HO CHI MINH CITY, Vietnam -- Cherie Clark will open a medical clinic on the site of the My Lai massacre, an American atrocity many of her countrymen would like to forget but cannot.
The 44-year-old pediatric nurse is determined to do the right thing, with or without the help of her government.
'When I first visited My Lai I found utter despair,' said the formidable woman who left Illinois in 1972 to help orphans in Vietnam.
A child who survived the massacre told Clark of witnessing the rape and murder of her sister.
That tragic story wrenched the heart but strengthened the will of a remarkable woman.
Clark is determined that her clinic will transform her nation's anger and shame over My Lai into something useful. So she has collected and stashed medical supplies in the United States.
Now she needs a plane to move them to her clinic, which is to be dedicated at My Lai on May 19, the 100th anniversary of Ho Chi Minh's birth and just over 15 years after South Vietnam fell to communist forces on April 30, 1975.
But Clark said she still is waiting for the U.S. Treasury Department, which enforces the American trade embargo against Vietnam, to clear her project.
'I believe the U.S. government ought to fly the supplies in here,' Clark said in an interview in her home in the heart of this city Americans knew as Saigon.
She has a point. A U.S. Army inquiry determined that in 1968 American soldiers visited on the inhabitants of My Lai crimes that included murder, rape and maiming.
Some two dozen officers and GIs eventually were charged by the Army with direct involvement in the massacre, but the only one convicted was Lt. William Calley Jr.

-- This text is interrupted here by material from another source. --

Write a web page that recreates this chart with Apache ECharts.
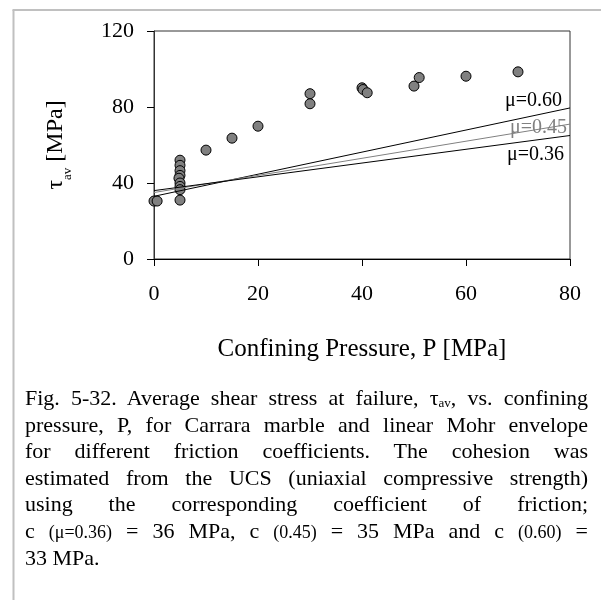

After he was convicted of murdering 22 Vietnamese civilians, Calley was released from house arrest in Fort Benning, Ga., in 1974 after serving one-third of a 10-year sentence.
In Clark, the current residents of My Lai now know a different kind of American.
When she came to war-ravaged Vietnam, she already had seven children, three of them adopted Vietnamese. Since then, she has been divorced and adopted three more children.
Three of her adopted children are Amerasians sired by American fathers who departed years ago.
In 1975, Clark left on one of the last flights out of Saigon before the South Vietnamese government fell. She spent the next dozen years working in an orphanage in Calcutta, India.
She returned to Saigon in 1987 when the United States and unified communist Vietnam agreed to cooperate on non-government problems.
As executive director of the International Mission of Hope, Clark plans to build lots of clinics throughout Vietnam.
She takes a dim view of her government's refusal to recognize Vietnam, or even lift the embargo that has economically crippled this poverty-ridden nation.
Surely, the nations that lost wars to the United States have fared better than the winner of the only one America ever lost.